WORK INSTRUCTIONS: Copy the lines of the data below exactly, starting at the first and stopping after the line that contains "(0,0) rectangle (\width,\height);"; include no pictures.
-------
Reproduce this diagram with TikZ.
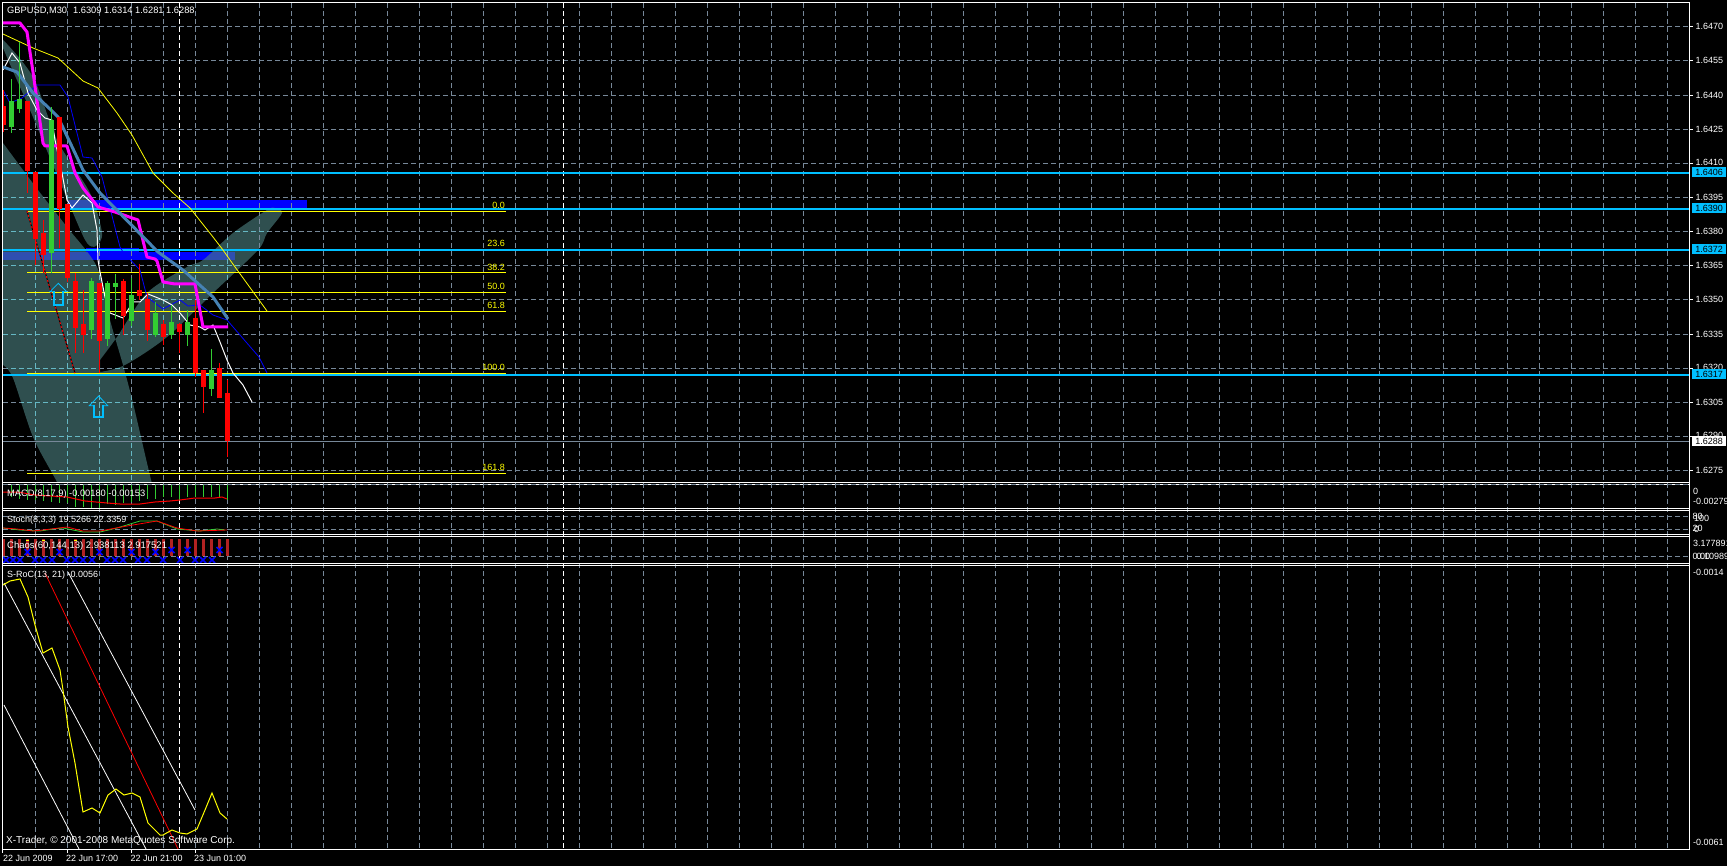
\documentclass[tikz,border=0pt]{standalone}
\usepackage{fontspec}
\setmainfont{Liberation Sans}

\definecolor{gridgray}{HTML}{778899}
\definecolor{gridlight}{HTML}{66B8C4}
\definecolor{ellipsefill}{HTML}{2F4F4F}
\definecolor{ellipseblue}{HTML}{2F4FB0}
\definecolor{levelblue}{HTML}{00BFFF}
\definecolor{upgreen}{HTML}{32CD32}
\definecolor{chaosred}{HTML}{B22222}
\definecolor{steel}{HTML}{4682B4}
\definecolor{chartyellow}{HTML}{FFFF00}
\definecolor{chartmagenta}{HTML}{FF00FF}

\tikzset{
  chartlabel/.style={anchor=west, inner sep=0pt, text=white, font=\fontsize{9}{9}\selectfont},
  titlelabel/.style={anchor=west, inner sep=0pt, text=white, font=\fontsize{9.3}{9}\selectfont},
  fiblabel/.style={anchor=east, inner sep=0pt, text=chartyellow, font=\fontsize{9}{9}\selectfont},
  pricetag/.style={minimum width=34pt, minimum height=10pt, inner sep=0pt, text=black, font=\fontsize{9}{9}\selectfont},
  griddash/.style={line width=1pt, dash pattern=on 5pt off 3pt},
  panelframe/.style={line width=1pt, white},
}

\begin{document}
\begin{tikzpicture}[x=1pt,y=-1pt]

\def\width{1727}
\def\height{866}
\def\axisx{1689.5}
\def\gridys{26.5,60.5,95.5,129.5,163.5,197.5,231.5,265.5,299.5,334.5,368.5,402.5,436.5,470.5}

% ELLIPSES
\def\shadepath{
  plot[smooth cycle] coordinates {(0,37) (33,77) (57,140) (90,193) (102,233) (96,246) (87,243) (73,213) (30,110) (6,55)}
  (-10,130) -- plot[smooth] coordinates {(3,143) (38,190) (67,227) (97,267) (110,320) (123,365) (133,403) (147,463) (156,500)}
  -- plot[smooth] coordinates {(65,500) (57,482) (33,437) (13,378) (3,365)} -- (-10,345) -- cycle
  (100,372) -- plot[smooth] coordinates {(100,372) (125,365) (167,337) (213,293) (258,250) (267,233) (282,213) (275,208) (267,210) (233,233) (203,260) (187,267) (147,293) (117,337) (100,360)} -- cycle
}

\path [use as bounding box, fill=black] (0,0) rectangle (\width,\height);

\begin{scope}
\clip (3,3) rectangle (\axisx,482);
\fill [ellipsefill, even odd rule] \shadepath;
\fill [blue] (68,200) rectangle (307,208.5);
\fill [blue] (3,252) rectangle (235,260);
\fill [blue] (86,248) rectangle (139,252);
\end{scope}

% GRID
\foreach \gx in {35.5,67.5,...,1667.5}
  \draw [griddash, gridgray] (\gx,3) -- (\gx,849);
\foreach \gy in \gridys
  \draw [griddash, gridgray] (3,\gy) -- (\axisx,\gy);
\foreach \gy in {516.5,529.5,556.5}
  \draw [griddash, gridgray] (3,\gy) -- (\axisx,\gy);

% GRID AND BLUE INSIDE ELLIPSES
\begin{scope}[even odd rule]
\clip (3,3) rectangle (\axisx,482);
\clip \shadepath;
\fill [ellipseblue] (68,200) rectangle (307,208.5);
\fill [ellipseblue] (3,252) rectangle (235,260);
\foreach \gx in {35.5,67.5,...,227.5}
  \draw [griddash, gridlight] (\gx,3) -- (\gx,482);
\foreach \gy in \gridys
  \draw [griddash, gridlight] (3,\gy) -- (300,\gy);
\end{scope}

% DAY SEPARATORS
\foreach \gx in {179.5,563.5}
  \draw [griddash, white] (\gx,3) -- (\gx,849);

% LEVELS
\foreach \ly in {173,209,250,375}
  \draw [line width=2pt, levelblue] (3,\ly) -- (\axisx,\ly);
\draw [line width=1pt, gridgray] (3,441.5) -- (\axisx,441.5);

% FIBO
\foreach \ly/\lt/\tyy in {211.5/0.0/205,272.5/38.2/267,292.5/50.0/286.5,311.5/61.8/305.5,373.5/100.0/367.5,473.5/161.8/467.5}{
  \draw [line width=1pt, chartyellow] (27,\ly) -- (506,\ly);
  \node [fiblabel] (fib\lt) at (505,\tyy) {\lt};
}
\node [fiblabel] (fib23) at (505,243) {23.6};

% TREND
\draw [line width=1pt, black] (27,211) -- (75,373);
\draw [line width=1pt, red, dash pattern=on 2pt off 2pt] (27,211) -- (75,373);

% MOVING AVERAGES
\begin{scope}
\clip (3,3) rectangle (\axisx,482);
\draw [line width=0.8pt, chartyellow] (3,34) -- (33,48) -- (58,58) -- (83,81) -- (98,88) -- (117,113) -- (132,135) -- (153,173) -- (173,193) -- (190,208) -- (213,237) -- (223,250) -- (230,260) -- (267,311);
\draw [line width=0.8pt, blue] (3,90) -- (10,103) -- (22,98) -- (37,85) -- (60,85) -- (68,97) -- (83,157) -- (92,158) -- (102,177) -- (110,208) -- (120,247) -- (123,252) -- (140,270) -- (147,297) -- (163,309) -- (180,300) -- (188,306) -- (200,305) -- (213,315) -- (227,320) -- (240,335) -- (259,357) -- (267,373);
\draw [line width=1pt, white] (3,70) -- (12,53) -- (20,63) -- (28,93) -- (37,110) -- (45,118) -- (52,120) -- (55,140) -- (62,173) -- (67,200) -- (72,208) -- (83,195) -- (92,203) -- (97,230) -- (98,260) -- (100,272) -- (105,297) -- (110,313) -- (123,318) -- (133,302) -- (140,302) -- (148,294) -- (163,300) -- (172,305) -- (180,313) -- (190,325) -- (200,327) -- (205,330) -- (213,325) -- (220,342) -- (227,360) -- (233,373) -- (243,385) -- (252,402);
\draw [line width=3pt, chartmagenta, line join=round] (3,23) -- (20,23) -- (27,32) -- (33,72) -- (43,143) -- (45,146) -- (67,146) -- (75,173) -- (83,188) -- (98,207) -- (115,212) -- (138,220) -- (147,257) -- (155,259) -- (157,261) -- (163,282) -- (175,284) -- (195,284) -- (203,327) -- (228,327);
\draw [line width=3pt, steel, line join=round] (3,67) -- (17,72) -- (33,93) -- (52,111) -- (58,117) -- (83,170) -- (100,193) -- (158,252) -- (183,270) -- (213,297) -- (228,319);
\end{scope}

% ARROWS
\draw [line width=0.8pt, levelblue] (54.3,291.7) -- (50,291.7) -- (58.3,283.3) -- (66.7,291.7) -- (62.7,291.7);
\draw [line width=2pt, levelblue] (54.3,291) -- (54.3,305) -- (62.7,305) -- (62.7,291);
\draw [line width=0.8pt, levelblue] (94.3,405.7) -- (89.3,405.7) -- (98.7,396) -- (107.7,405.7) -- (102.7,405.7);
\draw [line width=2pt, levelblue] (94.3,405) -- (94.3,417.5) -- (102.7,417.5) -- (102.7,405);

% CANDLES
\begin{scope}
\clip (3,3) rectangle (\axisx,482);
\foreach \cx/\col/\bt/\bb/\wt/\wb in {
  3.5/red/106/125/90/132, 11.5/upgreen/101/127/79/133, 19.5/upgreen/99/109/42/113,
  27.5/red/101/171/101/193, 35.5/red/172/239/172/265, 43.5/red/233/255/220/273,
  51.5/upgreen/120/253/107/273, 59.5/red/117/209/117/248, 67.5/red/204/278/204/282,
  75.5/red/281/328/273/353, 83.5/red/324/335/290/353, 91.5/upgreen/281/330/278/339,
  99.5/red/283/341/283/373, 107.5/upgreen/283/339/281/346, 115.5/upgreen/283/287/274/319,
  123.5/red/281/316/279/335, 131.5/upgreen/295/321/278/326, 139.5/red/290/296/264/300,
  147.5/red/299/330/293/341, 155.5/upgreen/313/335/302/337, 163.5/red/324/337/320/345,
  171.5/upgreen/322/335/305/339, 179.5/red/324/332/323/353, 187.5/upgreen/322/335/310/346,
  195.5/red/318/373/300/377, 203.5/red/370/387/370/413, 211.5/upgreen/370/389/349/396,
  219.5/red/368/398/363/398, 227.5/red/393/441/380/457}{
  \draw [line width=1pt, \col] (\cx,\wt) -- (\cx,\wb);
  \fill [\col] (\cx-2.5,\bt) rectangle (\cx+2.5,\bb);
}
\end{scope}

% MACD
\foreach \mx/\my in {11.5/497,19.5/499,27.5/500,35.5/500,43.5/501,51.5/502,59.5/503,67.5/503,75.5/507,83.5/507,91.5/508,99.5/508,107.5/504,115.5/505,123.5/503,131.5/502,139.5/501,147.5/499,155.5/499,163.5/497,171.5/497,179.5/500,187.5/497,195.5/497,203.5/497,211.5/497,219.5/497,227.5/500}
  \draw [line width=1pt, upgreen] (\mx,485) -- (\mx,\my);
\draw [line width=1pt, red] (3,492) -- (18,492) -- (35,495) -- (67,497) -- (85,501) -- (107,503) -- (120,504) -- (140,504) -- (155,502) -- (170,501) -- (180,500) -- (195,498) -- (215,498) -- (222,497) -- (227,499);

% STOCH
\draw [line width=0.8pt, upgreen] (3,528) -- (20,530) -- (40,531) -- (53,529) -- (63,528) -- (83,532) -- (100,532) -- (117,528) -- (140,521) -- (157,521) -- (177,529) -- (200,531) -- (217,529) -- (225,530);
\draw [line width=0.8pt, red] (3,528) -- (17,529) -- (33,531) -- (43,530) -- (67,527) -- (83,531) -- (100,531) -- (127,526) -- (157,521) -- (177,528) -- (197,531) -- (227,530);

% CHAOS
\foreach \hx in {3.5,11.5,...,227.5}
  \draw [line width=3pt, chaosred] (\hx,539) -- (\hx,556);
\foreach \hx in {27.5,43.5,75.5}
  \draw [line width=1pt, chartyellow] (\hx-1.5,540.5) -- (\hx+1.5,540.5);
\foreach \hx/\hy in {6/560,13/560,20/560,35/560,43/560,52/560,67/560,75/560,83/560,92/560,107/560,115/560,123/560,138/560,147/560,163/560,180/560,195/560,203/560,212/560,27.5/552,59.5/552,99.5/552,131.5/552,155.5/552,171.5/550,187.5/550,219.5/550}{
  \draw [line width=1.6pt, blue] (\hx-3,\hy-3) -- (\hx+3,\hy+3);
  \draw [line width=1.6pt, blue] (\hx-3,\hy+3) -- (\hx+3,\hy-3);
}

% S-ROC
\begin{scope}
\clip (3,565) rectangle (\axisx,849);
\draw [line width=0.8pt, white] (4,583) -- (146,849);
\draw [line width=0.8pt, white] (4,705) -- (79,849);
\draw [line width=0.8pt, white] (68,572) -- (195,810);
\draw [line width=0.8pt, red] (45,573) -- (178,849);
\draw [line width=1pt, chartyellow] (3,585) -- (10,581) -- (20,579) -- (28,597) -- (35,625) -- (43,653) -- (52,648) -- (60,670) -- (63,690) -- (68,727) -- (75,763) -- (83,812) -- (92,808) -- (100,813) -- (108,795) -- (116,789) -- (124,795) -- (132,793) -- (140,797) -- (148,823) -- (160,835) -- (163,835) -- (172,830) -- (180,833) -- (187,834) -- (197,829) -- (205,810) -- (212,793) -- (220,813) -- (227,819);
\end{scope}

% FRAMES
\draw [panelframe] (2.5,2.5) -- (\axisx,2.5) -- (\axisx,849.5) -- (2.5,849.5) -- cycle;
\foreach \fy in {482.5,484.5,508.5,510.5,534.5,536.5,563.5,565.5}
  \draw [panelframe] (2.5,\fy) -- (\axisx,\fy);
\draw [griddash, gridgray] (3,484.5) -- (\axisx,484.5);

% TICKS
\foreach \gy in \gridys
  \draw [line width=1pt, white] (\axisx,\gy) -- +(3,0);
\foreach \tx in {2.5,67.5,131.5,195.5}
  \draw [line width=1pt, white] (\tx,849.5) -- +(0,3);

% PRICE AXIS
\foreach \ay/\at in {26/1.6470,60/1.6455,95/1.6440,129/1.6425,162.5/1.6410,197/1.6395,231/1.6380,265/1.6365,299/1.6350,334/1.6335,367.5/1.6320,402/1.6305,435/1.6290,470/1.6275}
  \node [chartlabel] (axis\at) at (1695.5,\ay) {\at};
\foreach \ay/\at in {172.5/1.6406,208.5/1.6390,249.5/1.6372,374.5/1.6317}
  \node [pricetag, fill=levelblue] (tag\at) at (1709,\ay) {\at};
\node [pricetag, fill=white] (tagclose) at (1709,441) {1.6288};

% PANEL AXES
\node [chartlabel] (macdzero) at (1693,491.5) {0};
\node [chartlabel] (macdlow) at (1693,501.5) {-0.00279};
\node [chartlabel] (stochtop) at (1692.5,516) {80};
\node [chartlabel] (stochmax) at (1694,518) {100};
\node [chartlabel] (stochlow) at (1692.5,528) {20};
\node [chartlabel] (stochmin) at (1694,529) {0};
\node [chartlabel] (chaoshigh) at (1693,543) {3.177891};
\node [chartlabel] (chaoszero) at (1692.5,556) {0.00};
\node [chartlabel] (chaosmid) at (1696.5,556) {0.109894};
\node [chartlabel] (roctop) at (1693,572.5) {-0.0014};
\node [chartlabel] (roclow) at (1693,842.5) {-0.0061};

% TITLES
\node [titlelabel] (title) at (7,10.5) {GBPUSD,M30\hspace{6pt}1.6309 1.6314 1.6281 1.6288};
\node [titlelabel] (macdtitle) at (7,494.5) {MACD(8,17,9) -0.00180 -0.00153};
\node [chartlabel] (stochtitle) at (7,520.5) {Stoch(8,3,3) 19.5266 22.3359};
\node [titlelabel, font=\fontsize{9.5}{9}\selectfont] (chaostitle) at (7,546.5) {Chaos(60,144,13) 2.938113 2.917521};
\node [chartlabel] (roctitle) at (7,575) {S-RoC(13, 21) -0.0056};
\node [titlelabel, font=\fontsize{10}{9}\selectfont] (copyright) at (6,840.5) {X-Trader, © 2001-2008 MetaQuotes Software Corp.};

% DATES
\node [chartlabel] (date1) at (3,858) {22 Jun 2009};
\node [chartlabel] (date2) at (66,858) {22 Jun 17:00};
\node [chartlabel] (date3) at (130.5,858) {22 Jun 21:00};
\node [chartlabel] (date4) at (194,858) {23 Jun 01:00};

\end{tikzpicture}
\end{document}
-------
SOLUTION TO THIS TASK:
Reproduce this diagram with TikZ.
\documentclass[tikz,border=0pt]{standalone}
\usepackage{fontspec}
\setmainfont{Liberation Sans}

\definecolor{gridgray}{HTML}{778899}
\definecolor{gridlight}{HTML}{66B8C4}
\definecolor{ellipsefill}{HTML}{2F4F4F}
\definecolor{ellipseblue}{HTML}{2F4FB0}
\definecolor{levelblue}{HTML}{00BFFF}
\definecolor{upgreen}{HTML}{32CD32}
\definecolor{chaosred}{HTML}{B22222}
\definecolor{steel}{HTML}{4682B4}
\definecolor{chartyellow}{HTML}{FFFF00}
\definecolor{chartmagenta}{HTML}{FF00FF}

\tikzset{
  chartlabel/.style={anchor=west, inner sep=0pt, text=white, font=\fontsize{9}{9}\selectfont},
  titlelabel/.style={anchor=west, inner sep=0pt, text=white, font=\fontsize{9.3}{9}\selectfont},
  fiblabel/.style={anchor=east, inner sep=0pt, text=chartyellow, font=\fontsize{9}{9}\selectfont},
  pricetag/.style={minimum width=34pt, minimum height=10pt, inner sep=0pt, text=black, font=\fontsize{9}{9}\selectfont},
  griddash/.style={line width=1pt, dash pattern=on 5pt off 3pt},
  panelframe/.style={line width=1pt, white},
}

\begin{document}
\begin{tikzpicture}[x=1pt,y=-1pt]

\def\width{1727}
\def\height{866}
\def\axisx{1689.5}
\def\gridys{26.5,60.5,95.5,129.5,163.5,197.5,231.5,265.5,299.5,334.5,368.5,402.5,436.5,470.5}

% ELLIPSES
\def\shadepath{
  plot[smooth cycle] coordinates {(0,37) (33,77) (57,140) (90,193) (102,233) (96,246) (87,243) (73,213) (30,110) (6,55)}
  (-10,130) -- plot[smooth] coordinates {(3,143) (38,190) (67,227) (97,267) (110,320) (123,365) (133,403) (147,463) (156,500)}
  -- plot[smooth] coordinates {(65,500) (57,482) (33,437) (13,378) (3,365)} -- (-10,345) -- cycle
  (100,372) -- plot[smooth] coordinates {(100,372) (125,365) (167,337) (213,293) (258,250) (267,233) (282,213) (275,208) (267,210) (233,233) (203,260) (187,267) (147,293) (117,337) (100,360)} -- cycle
}

\path [use as bounding box, fill=black] (0,0) rectangle (\width,\height);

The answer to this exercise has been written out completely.